Just as the pundits stopped screaming about the end of the bull market in bonds, Alan Greenspan weighed in.
The former Fed chairman isn’t sure when bond prices will drop and rates will rise – “I have no time frame on the forecast,” he said – only that they will.
“The current level of interest rates is abnormally low and there’s only one direction in which they can go,” the former Fed chairman told a television interviewer last month, “and when they start they will be rather rapid.”
For the past five years, a legion of pundits labeled the 30-year (and counting) bond bull market a bubble and predicted it would burst. Greenspan typifies that line of thinking: Interest rates will spike because they haven’t risen in awhile, and when that happens, investors will flee bonds, prices will collapse and yields will soar.
Is it any wonder that municipal bond investors have ignored the soothsayers and piled into munis?
The numbers behind muni bond rates
Simply put, rates haven’t exploded because conditions don’t warrant it.
Wages in the United States grew an anemic 2.5% in August, the same rate as in July. Job growth dipped last month to 156,000 from 189,000 in July.
While GDP grew 3% in the second quarter of 2017, the unemployment rate in August was 4.4%, about the same level as before the Great Recession. As one report noted, the number of jobs generated by employers in July restored national unemployment to where it stood before the recession began in 2007, even after accounting for population growth in the last decade.

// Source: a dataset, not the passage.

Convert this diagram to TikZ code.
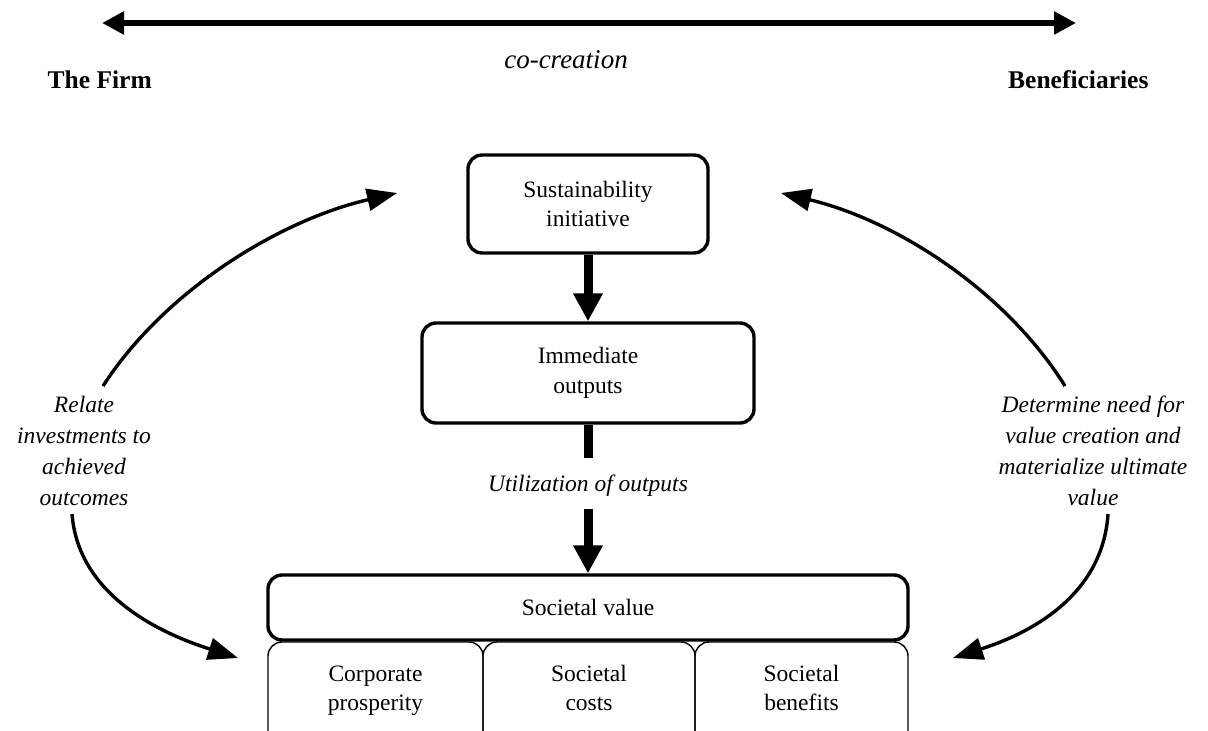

While much was made of the new administration’s prospects for igniting the economy, concrete achievements so far have been elusive. In fact, the economy added 25,000 fewer jobs per month during the first seven months of the new presidential administration compared with the last seven months of the previous one.
The key factor economists cite for sluggish overall growth has been weak productivity growth. Last year productivity declined .1%, the first drop in 34 years. In 2015, productivity grew a woeful 1.3%.
This year doesn’t bode well, either. Despite a bump from initial estimates, U.S. productivity grew at an annual rate of just 1.5% in the second quarter, up from .1% in the first quarter.
Unit labor costs last quarter grew .2%, down significantly from 4.8% in the first quarter.
So is the Fed ready to corral the bull?
Although the Fed is eager to raise interest rates, inflation has regularly fallen short of its target rate of 2%. From July 2016 to July 2017, it was just 1.7%.
The Fed raised rates fractionally in March and June but declined to do so in July.
Clearly, policymakers are torn. According to minutes from its July meeting, some Fed members are reticent to raise rates in a low-inflation environment while others are anxious to “normalize” rates.
Hardly the environment for a rapid rise in rates.
Just-released figures for August show inflation at 1.9%, while the consumer price index rose .4% and the core CPI, excluding gasoline and food, rose .2%. Speculation abounds that these inflationary signs, such as they are, may persist as a result of the recent storms and the Fed may fulfill its vow to continue raising short-term rates. But, longer term rates should remain well in check.
The precise moves of the Fed and quarter-by-quarter economic indicators aren’t what drive municipal bond investors, even when an eminent economist weighs in.
They don’t worry about bulls, bears or bubbles. They focus on generating a steady stream of tax-free income, the reason they buy munis in the first place.